In our reproducibility study, we focused on training and evaluation of D3S for visual object tracking tasks due to limited time.
Our work is based on code provided by the authors of the original paper. The training code was reorganized and partially re-implemented. As a result, our version consists of only the most necessary code (the original code consists of other experiments not presented in the paper). For model evaluation, we use the pytracking framework following the authors of the original article.
We use NVIDIA Tesla V100
GPU with CUDA 9.2
and pytorch 1.7.1
for model training and validation. For model training you need to download yotube-vos 2018 dataset in DATA/
folder and run:
python -m experiments.run_training
For model evaluation you need to download vot2016, vot2108, GOT10-K and TrackingNet datasets, set correct paths in pytracking/evaluation/local.py
and run:
- vot2016 dataset:
python pytracking/run_tracker.py segm default_params --dataset vot16
- vot2018 dataset:
python pytracking/run_tracker.py segm default_params --dataset vot18
- GOT10-k dataset:
python pytracking/run_tracker.py segm default_params --dataset gotv
- TrackingNet dataset:
python pytracking/run_tracker.py segm default_params --dataset tn
The tools provided with the datasets were used to calculate the metrics.

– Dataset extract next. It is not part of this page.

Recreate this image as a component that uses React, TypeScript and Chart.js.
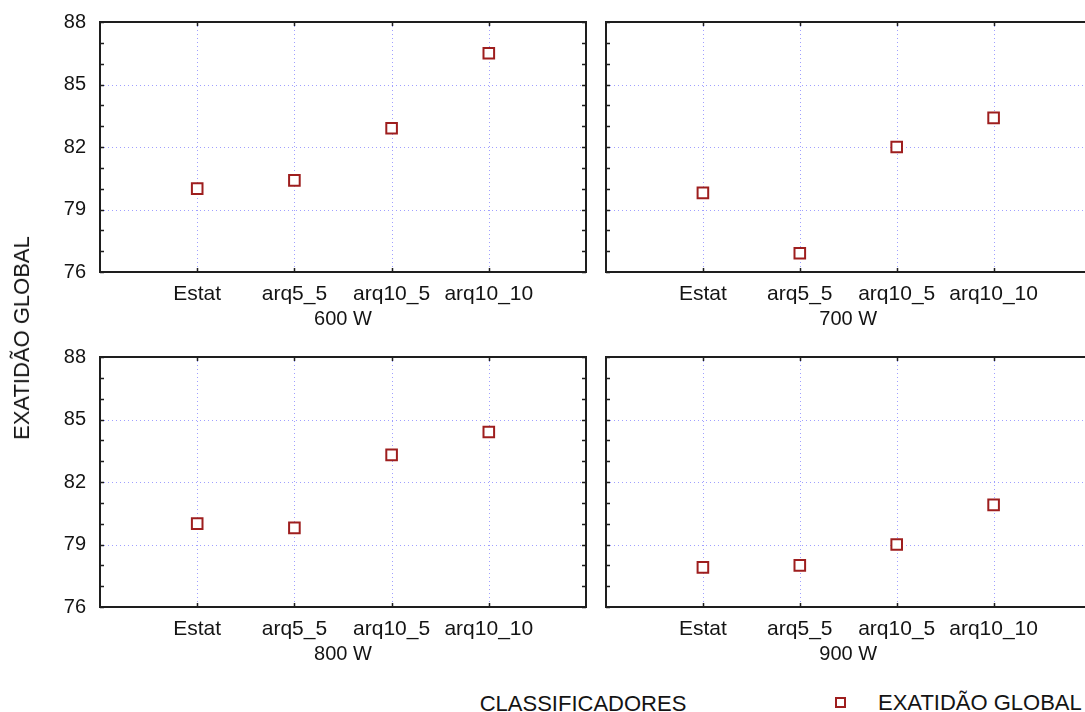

Below is a comparison of the results obtained with those given in the original article:
Dataset | Metric | Our result | Original result |
---|---|---|---|
vot 2016 | EAO | 0.494 | 0.493 |
Acc. | 0.67 | 0.66 | |
Rob. | 0.131 | 0.131 | |
vot 2018 | EAO | 0.487 | 0.489 |
Acc. | 0.63 | 0.64 | |
Rob. | 0.153 | 0.150 | |
GOT10-k | AO | 0.60 | 59.7 |
SR0.75 | 47.3 | 46.2 | |
SR0.5 | 68.6 | 67.6 | |
TrackingNet | AUC | 72.8 | 72.8 |
Prec. | 66.5 | 66.4 | |
Prec.N | 76.8 | 76.8 |
Training takes 16 hours. Evaluation speed listed in table below:
Dataset | vot2016 | vot2018 | GOT10-k | TrackingNet |
---|---|---|---|---|
Our FPS | 22 | 21 | 16 | 23 |
In the original paper 25fps evaluation speed was reported.